Toya Barnes-Teamer Ph.D. Inspiration for Future Generations
Edwin Buggage | 4/6/2016, 10:39 a.m. | Updated on 4/6/2016, 10:39 a.m.
Toya Barnes-Teamer PhD is committed to giving back to her City. Coming from humble beginnings in the Lower 9th Ward, she says this is where the seeds were planted for her lifelong commitment to serving others. “My parents Emanuel Barnes Sr. and Dolores Barnes instilled in us to help those in need, in addition there were so many people who supported and helped me to get where I am, I feel it is my duty to give back,” says Barnes-Teamer, who holds bachelor’s and master's degrees from Loyola University and received her PhD in Higher Education Administration from the University of New Orleans. She has worked for over two-decades in higher education at both the university and technical college level. Barnes-Teamer feels that her experiences working with young people from different backgrounds has been fulfilling in seeing young people reach their goals. “I am always proud to see kids walking across the stage during graduation time. To see them work through whatever obstacles they face and to see them realize that hard work pays off, is a great feeling for me as they begin down the road to success.”

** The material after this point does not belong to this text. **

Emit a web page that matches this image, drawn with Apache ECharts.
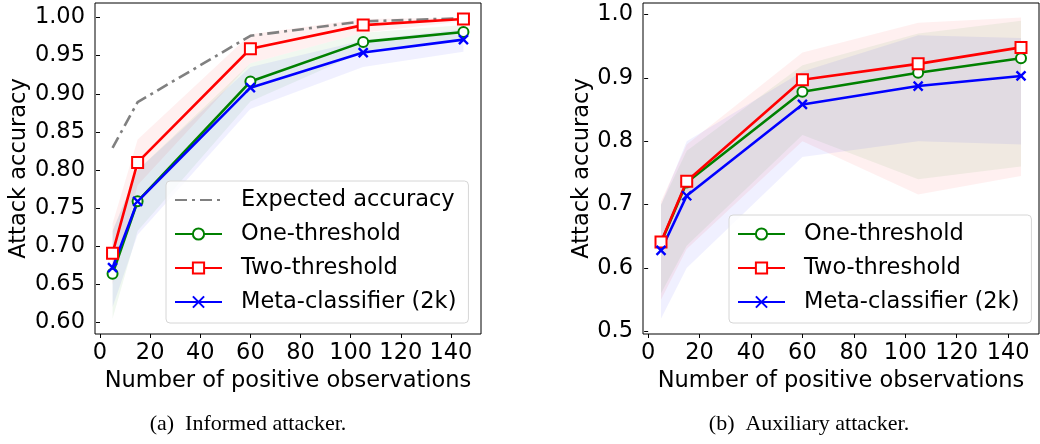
<!DOCTYPE html>
<html>
<head>
<meta charset="utf-8">
<script src="https://cdn.jsdelivr.net/npm/echarts@6/dist/echarts.min.js"></script>
<style>
  html, body { margin: 0; padding: 0; background: #fff; }
  #chart { width: 1040px; height: 444px; }
</style>
</head>
<body>
<div id="chart"></div>
<script>
//number of positive observations
const obs = [5, 15, 60, 105, 145];

//(a) informed attacker - mean accuracies
const expectedA = [0.829, 0.889, 0.976, 0.995, 0.999];
const oneA = [0.664, 0.759, 0.916, 0.968, 0.981];
const twoA = [0.691, 0.810, 0.959, 0.990, 0.998];
const metaA = [0.672, 0.759, 0.908, 0.954, 0.971];

//(a) shaded bands (low / high)
const oneALo = [0.605, 0.720, 0.890, 0.955, 0.970];
const oneAHi = [0.720, 0.800, 0.940, 0.980, 0.990];
const twoALo = [0.650, 0.780, 0.940, 0.980, 0.995];
const twoAHi = [0.730, 0.840, 0.978, 0.998, 1.000];
const metaALo = [0.620, 0.715, 0.880, 0.935, 0.955];
const metaAHi = [0.720, 0.800, 0.935, 0.970, 0.985];

//(b) auxiliary attacker - mean accuracies
const oneB = [0.640, 0.735, 0.878, 0.908, 0.931];
const twoB = [0.641, 0.737, 0.897, 0.922, 0.948];
const metaB = [0.628, 0.714, 0.858, 0.887, 0.903];

//(b) shaded bands (low / high)
const oneBLo = [0.560, 0.635, 0.810, 0.740, 0.760];
const oneBHi = [0.700, 0.785, 0.920, 0.970, 0.990];
const twoBLo = [0.550, 0.630, 0.800, 0.716, 0.745];
const twoBHi = [0.705, 0.795, 0.940, 0.987, 0.995];
const metaBLo = [0.520, 0.600, 0.775, 0.800, 0.795];
const metaBHi = [0.700, 0.800, 0.910, 0.967, 0.963];

//tick labels
const xTicks = [0, 20, 40, 60, 80, 100, 120, 140];
const yTicksA = [0.60, 0.65, 0.70, 0.75, 0.80, 0.85, 0.90, 0.95, 1.00];
const yTicksB = [0.5, 0.6, 0.7, 0.8, 0.9, 1.0];

const names = ["Expected accuracy", "One-threshold", "Two-threshold", "Meta-classifier (2k)"];
const font = "DejaVu Sans";
const fs = 22.5;
const xPath = "path://M0,0L10,10M10,0L0,10";

const pairs = (ys) => obs.map((x, i) => [x, ys[i]]);

//shaded std band drawn as a polygon through the axis scales
function band(idx, lo, hi, color) {
    return {
        type: "custom",
        xAxisIndex: idx,
        yAxisIndex: idx,
        silent: true,
        z: 1,
        data: [[obs[0], lo[0]]],
        renderItem: (params, api) => {
            const top = obs.map((x, i) => api.coord([x, hi[i]]));
            const bot = obs.map((x, i) => api.coord([x, lo[i]])).reverse();
            return {
                type: "polygon",
                shape: { points: top.concat(bot) },
                style: { fill: color, opacity: 0.06 }
            };
        }
    };
}

function line(idx, name, ys, color, symbol, size, extra) {
    return Object.assign({
        type: "line",
        name: name,
        xAxisIndex: idx,
        yAxisIndex: idx,
        data: pairs(ys),
        symbol: symbol,
        symbolSize: size,
        z: 3,
        lineStyle: { color: color, width: 2.6 },
        itemStyle: { color: color, borderColor: color, borderWidth: 2.4 }
    }, extra || {});
}

function xAxis(idx) {
    return {
        type: "value",
        gridIndex: idx,
        min: -2,
        max: 152,
        name: "Number of positive observations",
        nameLocation: "middle",
        nameGap: 34,
        nameTextStyle: { fontFamily: font, fontSize: fs, color: "#000" },
        axisLine: { show: false },
        splitLine: { show: false },
        axisTick: { customValues: xTicks, length: 4, lineStyle: { color: "#000" } },
        axisLabel: { customValues: xTicks, margin: 8, fontFamily: font, fontSize: fs, color: "#000" }
    };
}

function yAxis(idx, min, max, ticks, digits, gap) {
    return {
        type: "value",
        gridIndex: idx,
        min: min,
        max: max,
        name: "Attack accuracy",
        nameLocation: "middle",
        nameGap: gap,
        nameTextStyle: { fontFamily: font, fontSize: fs, color: "#000" },
        axisLine: { show: false },
        splitLine: { show: false },
        axisTick: { show: true, customValues: ticks, length: 4, lineStyle: { color: "#000" } },
        axisLabel: {
            customValues: ticks, margin: 10, fontFamily: font, fontSize: fs, color: "#000",
            formatter: v => v.toFixed(digits)
        }
    };
}

function legend(data, left, top, width) {
    return {
        data: data,
        orient: "vertical",
        left: left,
        top: top,
        width: width,
        itemWidth: 47,
        itemHeight: 14,
        itemGap: 10,
        padding: [7, 12, 9, 8],
        borderColor: "#d6d6d6",
        borderWidth: 1,
        borderRadius: 4,
        backgroundColor: "rgba(255,255,255,0.8)",
        textStyle: { fontFamily: font, fontSize: fs, lineHeight: 24, color: "#000", padding: [0, 0, 0, 14] }
    };
}

const chart = echarts.init(document.getElementById("chart"), null, { renderer: "canvas" });

const option = {
    animation: false,
    backgroundColor: "#fff",
    grid: [
        { left: 95, top: 3, width: 386, height: 331, show: true, borderColor: "#000", borderWidth: 1, backgroundColor: "transparent", z: 5 },
        { left: 643, top: 3, width: 396, height: 331, show: true, borderColor: "#000", borderWidth: 1, backgroundColor: "transparent", z: 5 }
    ],
    xAxis: [xAxis(0), xAxis(1)],
    yAxis: [
        yAxis(0, 0.585, 1.019, yTicksA, 2, 64),
        yAxis(1, 0.496, 1.018, yTicksB, 1, 48)
    ],
    legend: [
        legend([{ name: names[0], itemStyle: { opacity: 0 } }].concat(names.slice(1)), 166, 181, 303),
        legend(names.slice(1), 729, 215, 304)
    ],
    graphic: [
        { type: "text", x: 248, y: 424, style: { text: "(a)  Informed attacker.", font: "22px 'Liberation Serif'", fill: "#000", textAlign: "center", textVerticalAlign: "middle" } },
        { type: "text", x: 809, y: 424, style: { text: "(b)  Auxiliary attacker.", font: "22px 'Liberation Serif'", fill: "#000", textAlign: "center", textVerticalAlign: "middle" } }
    ],
    series: [
        band(0, twoALo, twoAHi, "#ff0000"),
        band(0, oneALo, oneAHi, "#008000"),
        band(0, metaALo, metaAHi, "#0000ff"),
        line(0, names[0], expectedA, "#808080", "none", 0, {
            lineStyle: { color: "#808080", width: 2.6, type: [12, 5, 3, 5] },
            itemStyle: { color: "#808080" }
        }),
        line(0, names[1], oneA, "#008000", "emptyCircle", 10),
        line(0, names[2], twoA, "#ff0000", "emptyRect", 11),
        line(0, names[3], metaA, "#0000ff", xPath, 9),

        band(1, twoBLo, twoBHi, "#ff0000"),
        band(1, oneBLo, oneBHi, "#008000"),
        band(1, metaBLo, metaBHi, "#0000ff"),
        line(1, names[1], oneB, "#008000", "emptyCircle", 10),
        line(1, names[2], twoB, "#ff0000", "emptyRect", 11),
        line(1, names[3], metaB, "#0000ff", xPath, 9)
    ]
};

chart.setOption(option);
</script>
</body>
</html>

She is committed to and on the frontlines in helping to solve many of the problems that faces the City of New Orleans. While she understands that much needs to be done to fix the City on the education and economic front, something she believes create situations where young people make bad choices; she feels solutions must start at home and the community level. “We have to stop pointing the finger at the schools because k-12 can only do so much, it is up to parents and the community to take up the issue of raising our young and again become a village in raising our children,” says Teamer. “We need to have a more holistic approach to repair what I feel is a multigenerational problem in our community, we must not only engage our children but we must get better at helping families improve their quality of life.”
For her service of helping others throughout her career she’s received several awards including; being a two-time recipient of the Louisiana Community and Technical College System (LCTCS) President's Awards, one for exemplary leadership during the Hurricane Katrina crisis, and another for workforce development in the region. She was also selected by New Orleans City Business as one of its "40 under 40" individuals to watch in the community. Barnes-Teamer is appreciative of the recognition, but feels that giving back is her duty to her City helping in its rebuilding effort, “I remember after the storm, there were people who said with your credentials you can go and work somewhere other than New Orleans, and I told them I have to go back and help rebuild my City that’s created the foundation for my life and shaped who I am,” says Teamer.
Toya says she could not do all she’s done in her life without what she calls her partner and best friend; her husband of over two-decades Roderic Teamer Sr. and the love of her three children Tai, Tia and Roderic Jr. “My family and my faith means a lot to me, from my immediate to my extended family, it’s been important to me since I was a child and still is today as I raise my own children. I can remember walking through the 9th Ward as a little girl to St. David Church and our community being one where everybody was encouraged to succeed. And many of the people I grew up with are doing great things in the City.” Today she is planting those same seeds in her children; her oldest daughter Tai, is a student at Loyola University and is part of the New Orleans Ballet Association (NOBA) and is involved with youth in the City teaching dance at NORD Centers across the City including Pete Sanchez Community Center in the Lower Ninth Ward. Her other daughter Tia is also a student at Loyola and is active in student media and her son Roderic Jr. is a student/athlete playing on the football team at Tulane University.
Toya Barnes-Teamer is a woman who is committed to empowering all the people of New Orleans, but she feels that African-Americans and their institutions and history is important in maintaining given the monumental changes taking place in New Orleans post-Hurricane Katrina. “Newspapers like Data News Weekly must continue because we need someone who can tell the story of African-American people of New Orleans. We need Dillard, SUNO and Xavier to continue to help educate the future leaders of our City and be part of the rich legacy of our City.” Continuing she says, “But if we are to be the great City we can be it is about all people working together regardless of their backgrounds or race, and that is what my life is dedicated to trying to do my part in making our City great and inspire future generations.”